>> Begin

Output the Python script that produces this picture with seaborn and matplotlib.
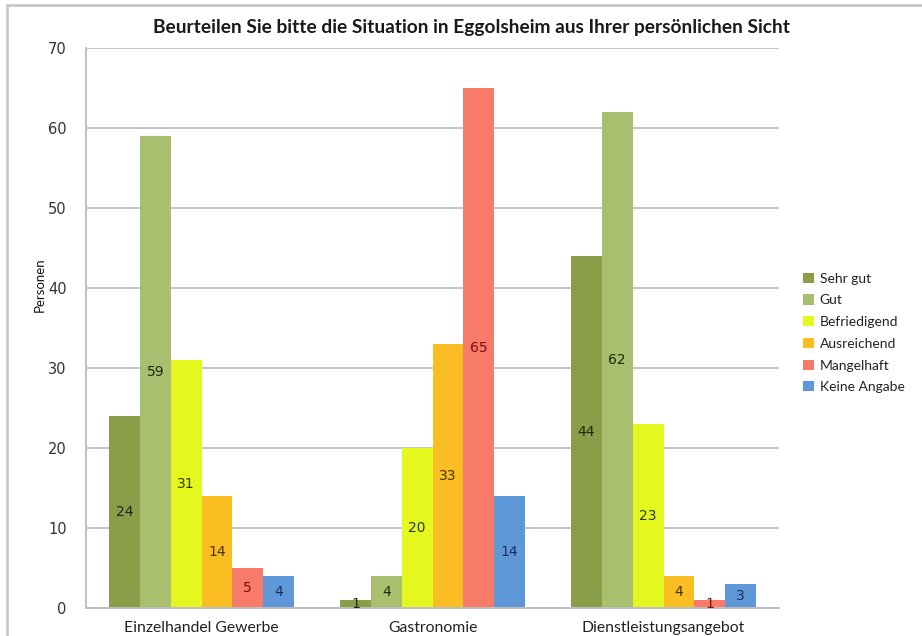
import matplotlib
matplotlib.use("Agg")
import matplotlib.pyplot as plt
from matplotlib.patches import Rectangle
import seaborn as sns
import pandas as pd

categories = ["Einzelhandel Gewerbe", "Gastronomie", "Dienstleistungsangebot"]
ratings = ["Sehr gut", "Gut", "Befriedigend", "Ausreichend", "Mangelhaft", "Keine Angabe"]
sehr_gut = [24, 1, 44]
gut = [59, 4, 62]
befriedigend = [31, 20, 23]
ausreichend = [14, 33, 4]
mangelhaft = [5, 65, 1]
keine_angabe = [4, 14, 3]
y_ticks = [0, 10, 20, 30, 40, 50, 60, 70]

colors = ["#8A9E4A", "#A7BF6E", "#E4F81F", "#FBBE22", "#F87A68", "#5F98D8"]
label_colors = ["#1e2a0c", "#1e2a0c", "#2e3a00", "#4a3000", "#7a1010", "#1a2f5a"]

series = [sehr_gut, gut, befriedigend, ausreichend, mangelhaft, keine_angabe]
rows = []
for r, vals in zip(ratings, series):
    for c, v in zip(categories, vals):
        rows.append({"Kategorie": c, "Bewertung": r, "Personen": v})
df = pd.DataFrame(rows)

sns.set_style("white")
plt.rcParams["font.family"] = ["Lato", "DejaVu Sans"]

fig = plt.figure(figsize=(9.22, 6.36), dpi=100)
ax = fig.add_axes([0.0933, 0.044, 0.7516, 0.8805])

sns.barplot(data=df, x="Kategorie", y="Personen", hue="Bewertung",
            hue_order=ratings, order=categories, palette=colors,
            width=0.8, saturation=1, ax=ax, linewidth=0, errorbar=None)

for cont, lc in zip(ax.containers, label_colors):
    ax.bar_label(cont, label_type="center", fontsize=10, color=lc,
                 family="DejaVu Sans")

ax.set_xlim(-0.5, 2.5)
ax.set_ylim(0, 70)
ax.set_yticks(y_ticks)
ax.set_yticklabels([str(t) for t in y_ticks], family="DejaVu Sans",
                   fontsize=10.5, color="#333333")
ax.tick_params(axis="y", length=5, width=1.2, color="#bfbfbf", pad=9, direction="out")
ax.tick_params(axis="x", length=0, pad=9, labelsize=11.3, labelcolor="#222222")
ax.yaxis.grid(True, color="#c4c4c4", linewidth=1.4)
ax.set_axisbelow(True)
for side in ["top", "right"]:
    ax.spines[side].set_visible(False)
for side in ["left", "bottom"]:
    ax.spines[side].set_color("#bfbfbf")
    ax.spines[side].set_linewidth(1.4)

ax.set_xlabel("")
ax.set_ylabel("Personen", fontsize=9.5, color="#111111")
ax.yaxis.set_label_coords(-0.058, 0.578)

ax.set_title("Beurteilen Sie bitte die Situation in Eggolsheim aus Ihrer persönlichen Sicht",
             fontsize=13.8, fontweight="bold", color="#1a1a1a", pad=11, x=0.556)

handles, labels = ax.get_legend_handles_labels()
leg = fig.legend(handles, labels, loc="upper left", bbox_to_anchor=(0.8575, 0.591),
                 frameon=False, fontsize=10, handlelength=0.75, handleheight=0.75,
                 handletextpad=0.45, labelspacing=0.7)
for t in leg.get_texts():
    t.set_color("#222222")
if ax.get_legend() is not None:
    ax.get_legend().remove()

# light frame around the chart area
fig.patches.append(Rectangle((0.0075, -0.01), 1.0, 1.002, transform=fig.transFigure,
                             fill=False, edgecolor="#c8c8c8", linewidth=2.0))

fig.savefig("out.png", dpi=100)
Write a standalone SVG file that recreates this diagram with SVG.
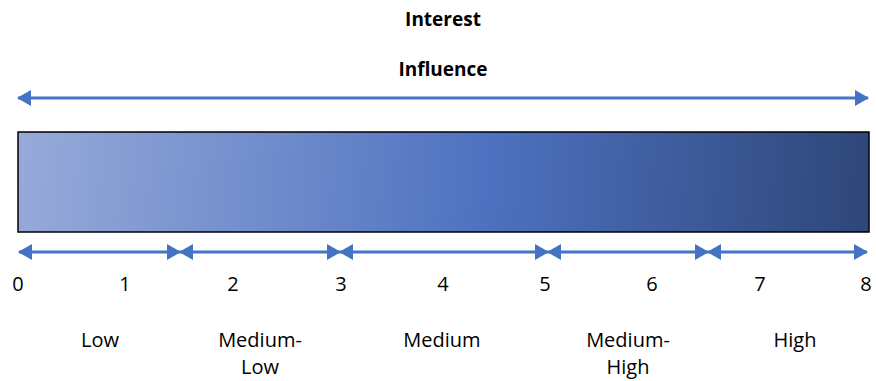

>> End

> _The request_
The data above needs to be retyped exactly, with the images left out.

> _Exercise answer_
Output the Python script that produces this picture with seaborn and matplotlib.
import matplotlib
matplotlib.use("Agg")
import matplotlib.pyplot as plt
from matplotlib.patches import Rectangle
import seaborn as sns
import pandas as pd

categories = ["Einzelhandel Gewerbe", "Gastronomie", "Dienstleistungsangebot"]
ratings = ["Sehr gut", "Gut", "Befriedigend", "Ausreichend", "Mangelhaft", "Keine Angabe"]
sehr_gut = [24, 1, 44]
gut = [59, 4, 62]
befriedigend = [31, 20, 23]
ausreichend = [14, 33, 4]
mangelhaft = [5, 65, 1]
keine_angabe = [4, 14, 3]
y_ticks = [0, 10, 20, 30, 40, 50, 60, 70]

colors = ["#8A9E4A", "#A7BF6E", "#E4F81F", "#FBBE22", "#F87A68", "#5F98D8"]
label_colors = ["#1e2a0c", "#1e2a0c", "#2e3a00", "#4a3000", "#7a1010", "#1a2f5a"]

series = [sehr_gut, gut, befriedigend, ausreichend, mangelhaft, keine_angabe]
rows = []
for r, vals in zip(ratings, series):
    for c, v in zip(categories, vals):
        rows.append({"Kategorie": c, "Bewertung": r, "Personen": v})
df = pd.DataFrame(rows)

sns.set_style("white")
plt.rcParams["font.family"] = ["Lato", "DejaVu Sans"]

fig = plt.figure(figsize=(9.22, 6.36), dpi=100)
ax = fig.add_axes([0.0933, 0.044, 0.7516, 0.8805])

sns.barplot(data=df, x="Kategorie", y="Personen", hue="Bewertung",
            hue_order=ratings, order=categories, palette=colors,
            width=0.8, saturation=1, ax=ax, linewidth=0, errorbar=None)

for cont, lc in zip(ax.containers, label_colors):
    ax.bar_label(cont, label_type="center", fontsize=10, color=lc,
                 family="DejaVu Sans")

ax.set_xlim(-0.5, 2.5)
ax.set_ylim(0, 70)
ax.set_yticks(y_ticks)
ax.set_yticklabels([str(t) for t in y_ticks], family="DejaVu Sans",
                   fontsize=10.5, color="#333333")
ax.tick_params(axis="y", length=5, width=1.2, color="#bfbfbf", pad=9, direction="out")
ax.tick_params(axis="x", length=0, pad=9, labelsize=11.3, labelcolor="#222222")
ax.yaxis.grid(True, color="#c4c4c4", linewidth=1.4)
ax.set_axisbelow(True)
for side in ["top", "right"]:
    ax.spines[side].set_visible(False)
for side in ["left", "bottom"]:
    ax.spines[side].set_color("#bfbfbf")
    ax.spines[side].set_linewidth(1.4)

ax.set_xlabel("")
ax.set_ylabel("Personen", fontsize=9.5, color="#111111")
ax.yaxis.set_label_coords(-0.058, 0.578)

ax.set_title("Beurteilen Sie bitte die Situation in Eggolsheim aus Ihrer persönlichen Sicht",
             fontsize=13.8, fontweight="bold", color="#1a1a1a", pad=11, x=0.556)

handles, labels = ax.get_legend_handles_labels()
leg = fig.legend(handles, labels, loc="upper left", bbox_to_anchor=(0.8575, 0.591),
                 frameon=False, fontsize=10, handlelength=0.75, handleheight=0.75,
                 handletextpad=0.45, labelspacing=0.7)
for t in leg.get_texts():
    t.set_color("#222222")
if ax.get_legend() is not None:
    ax.get_legend().remove()

# light frame around the chart area
fig.patches.append(Rectangle((0.0075, -0.01), 1.0, 1.002, transform=fig.transFigure,
                             fill=False, edgecolor="#c8c8c8", linewidth=2.0))

fig.savefig("out.png", dpi=100)
Write a standalone SVG file that recreates this diagram with SVG.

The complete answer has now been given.